Mishcon de Reya page structure
Site header
Menu
Main content section
abstract building

Supreme Court ruling in URS v BDW sharpens the rules on consultant liability and limitation periods in disputes about defective residential and mixed use developments

Posted on 6 June 2025

Background 

Following a post-Grenfell review of the structural design across its portfolio of residential developments in late 2019, property developer BDW Trading Ltd discovered dangerous design defects in two of its high-rise residential developments that it had sold on to third parties. Concerned about the safety and reputational consequences of the structural defects, in 2020-2021 BDW proactively carried out remedial works to remedy the design defects. It also made a claim to recover the cost of the remedial works and associated damages against URS Corporation Ltd, the contractor who had provided structural engineering design services. The claim was based in negligence for URS's failure to exercise reasonable care and skill in the provision of its design services. URS defended the claim on the basis that BDW had no proprietary interest in the properties when it carried out the remediation works and no enforceable liability to the owners/occupiers of the developments (because it was accepted that any such claim would be time-barred), so URS argued that there was no legal basis for BDW's claim. The High Court disagreed with URS, who appealed to the Court of Appeal.  

Before the appeal was heard, the Building Safety Act 2022 (the BSA) came into force, and with it, the retrospective extension of the limitation period for claims under section 1 of the Defective Premises Act 1972 (the DPA) pursuant to section 135 of the BSA. BDW immediately amended its claim against URS: (i) to delete its previous admission that the homeowner/occupier claims against BDW were time-barred when the remedial works were carried out, (ii) to add a new direct DPA claim against URS, and (iii) to add a new claim under the Civil Liability (Contribution) Act 1978. The Court of Appeal dismissed all the issues URS raised, including in relation to BDW's amended claim. URS appealed to the Supreme Court. 
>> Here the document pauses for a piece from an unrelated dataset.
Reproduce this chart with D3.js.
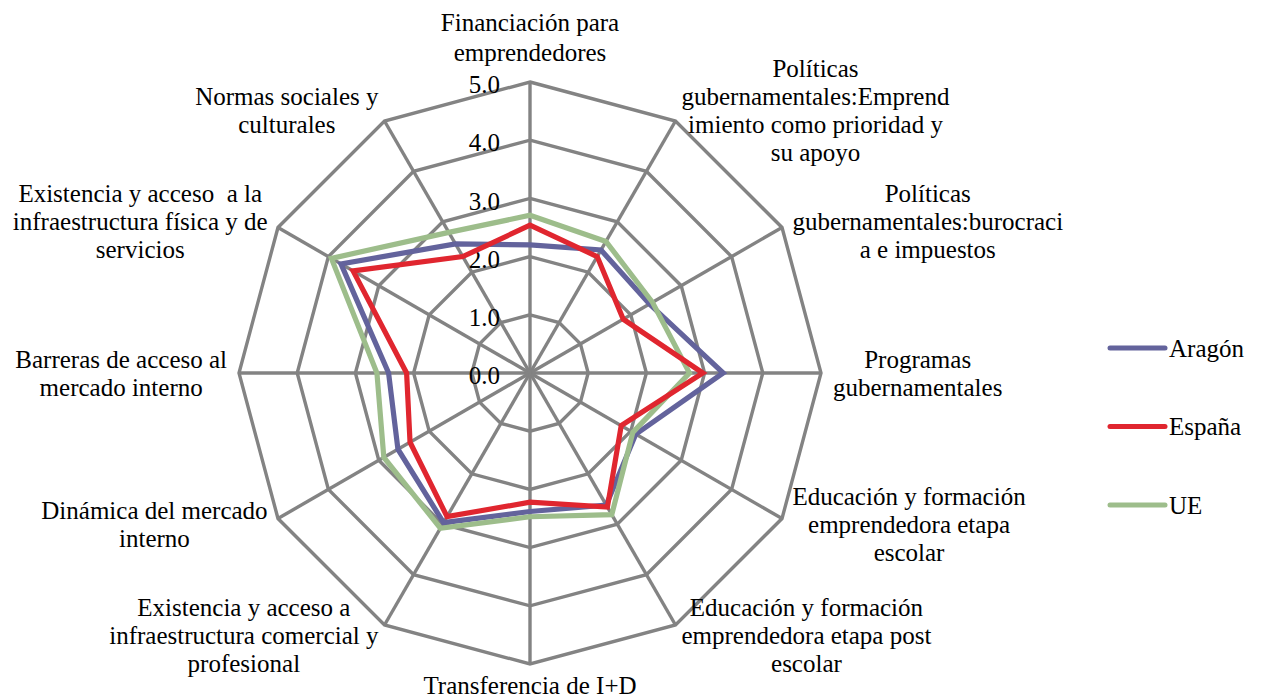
<!DOCTYPE html>
<html>
<head>
<meta charset="utf-8">
<script src="https://cdn.jsdelivr.net/npm/d3@7"></script>
<style>
  html, body { margin: 0; padding: 0; background: #ffffff; }
  svg { display: block; }
  text { font-family: "Liberation Serif", "DejaVu Serif", serif; fill: #000; white-space: pre; }
</style>
</head>
<body>
<svg id="chart" width="1264" height="700"></svg>
<script>
// ---- Data ----
const categories = [
  "Financiación para\nemprendedores",
  "Políticas\ngubernamentales:Emprend\nimiento como prioridad y\nsu apoyo",
  "Políticas\ngubernamentales:burocraci\na e impuestos",
  "Programas\ngubernamentales",
  "Educación y formación\nemprendedora etapa\nescolar",
  "Educación y formación\nemprendedora etapa post\nescolar",
  "Transferencia de I+D",
  "Existencia y acceso a\ninfraestructura comercial y\nprofesional",
  "Dinámica del mercado\ninterno",
  "Barreras de acceso al\nmercado interno",
  "Existencia y acceso  a la\ninfraestructura física y de\nservicios",
  "Normas sociales y\nculturales"
];
const seriesNames = ["Aragón", "España", "UE"];
const aragon = [2.20, 2.44, 2.37, 3.32, 2.10, 2.62, 2.38, 2.97, 2.62, 2.43, 3.75, 2.56];
const espana = [2.54, 2.31, 1.85, 2.97, 1.81, 2.66, 2.22, 2.85, 2.38, 2.12, 3.51, 2.31];
const ue     = [2.71, 2.61, 2.43, 2.74, 2.04, 2.81, 2.47, 3.08, 2.90, 2.63, 3.94, 2.79];
const tickValues = [0, 1, 2, 3, 4, 5];
const tickLabels = ["0.0", "1.0", "2.0", "3.0", "4.0", "5.0"];

// ---- Styles ----
const colors = { "Aragón": "#63639c", "España": "#e0262f", "UE": "#9dbd8b" };
const gridColor = "#838383";

const svg = d3.select("#chart");
const cx = 530, cy = 373;
const r = d3.scaleLinear().domain([0, 5]).range([0, 291]);
const angle = d3.scaleLinear().domain([0, categories.length]).range([0, 2 * Math.PI]);
const fontSize = 25;

function pt(i, v) {
  const a = angle(i);
  return [cx + r(v) * Math.sin(a), cy - r(v) * Math.cos(a)];
}

// Grid rings
const ringLine = d3.line();
tickValues.filter(v => v > 0).forEach(v => {
  const pts = categories.map((c, i) => pt(i, v));
  svg.append("path")
    .attr("d", ringLine(pts) + "Z")
    .attr("fill", "none")
    .attr("stroke", gridColor)
    .attr("stroke-width", 3.4)
    .attr("stroke-linejoin", "miter");
});
// Spokes
categories.forEach((c, i) => {
  const [x, y] = pt(i, 5);
  svg.append("line")
    .attr("x1", cx).attr("y1", cy).attr("x2", x).attr("y2", y)
    .attr("stroke", gridColor).attr("stroke-width", 3.4);
});

// Tick labels
svg.selectAll("text.tick").data(tickValues).enter().append("text")
  .attr("class", "tick")
  .attr("x", cx - 30)
  .attr("y", d => cy - r(d) + 2.5)
  .attr("dy", "0.35em")
  .attr("text-anchor", "end")
  .attr("font-size", fontSize)
  .text((d, i) => tickLabels[i]);

// Series (draw order: Aragón, UE, España on top)
const seriesData = { "Aragón": aragon, "España": espana, "UE": ue };
const drawOrder = ["Aragón", "UE", "España"];
const radial = d3.lineRadial()
  .angle((d, i) => angle(i))
  .radius(d => r(d))
  .curve(d3.curveLinearClosed);
const g = svg.append("g").attr("transform", `translate(${cx},${cy})`);
drawOrder.forEach(name => {
  g.append("path")
    .attr("d", radial(seriesData[name]))
    .attr("fill", "none")
    .attr("stroke", colors[name])
    .attr("stroke-width", 5.2)
    .attr("stroke-linejoin", "miter");
});

// Category labels
const lineH = 28;
categories.forEach((c, i) => {
  const a = angle(i);
  const s = Math.sin(a), co = Math.cos(a);
  const [vx, vy] = pt(i, 5);
  const ax = vx + 12 * s, ay = vy - 12 * co;
  const lines = c.split("\n");
  const n = lines.length;
  const tg = svg.append("g");
  const texts = lines.map(l => tg.append("text").attr("font-size", fontSize)
    .attr("text-anchor", "middle").attr("dy", "0.35em").text(l));
  const maxW = d3.max(texts, t => t.node().getComputedTextLength());
  let centerX, firstY, step = lineH;
  if (Math.abs(s) < 0.01) {
    centerX = ax;
    if (co > 0) { step = 30; firstY = ay - n * step + step / 2 - 3; }
    else firstY = ay + lineH / 2 - 5;
  } else {
    centerX = s > 0 ? ax + maxW / 2 : ax - maxW / 2;
    firstY = ay - n * lineH / 2 + lineH / 2;
  }
  texts.forEach((t, k) => t.attr("x", centerX).attr("y", firstY + k * step));
});

// Legend
const legend = svg.append("g");
seriesNames.forEach((name, i) => {
  const y = 348 + i * 78.5;
  legend.append("line")
    .attr("x1", 1110).attr("x2", 1165).attr("y1", y).attr("y2", y)
    .attr("stroke", colors[name]).attr("stroke-width", 5)
    .attr("stroke-linecap", "round");
  legend.append("text")
    .attr("x", 1169).attr("y", y).attr("dy", "0.35em")
    .attr("font-size", fontSize)
    .text(name);
});
</script>
</body>
</html>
Supreme Court grounds of appeal 

Ground 1 - BDW's negligence claim 

URS argued that BDW's loss (the cost of remedial works) was not recoverable in the tort of negligence. It was outside the scope of URS's duty of care and/or too remote because (i) it was incurred voluntarily by BDW without any enforceable legal obligation to the homeowners, (ii) BDW no longer had any proprietary interest in the property when it carried out the remedial works, and (iii) the type of loss claimed was not in the parties' reasonable contemplation as a serious possibility at the time of entering into the contract for URS's design services. 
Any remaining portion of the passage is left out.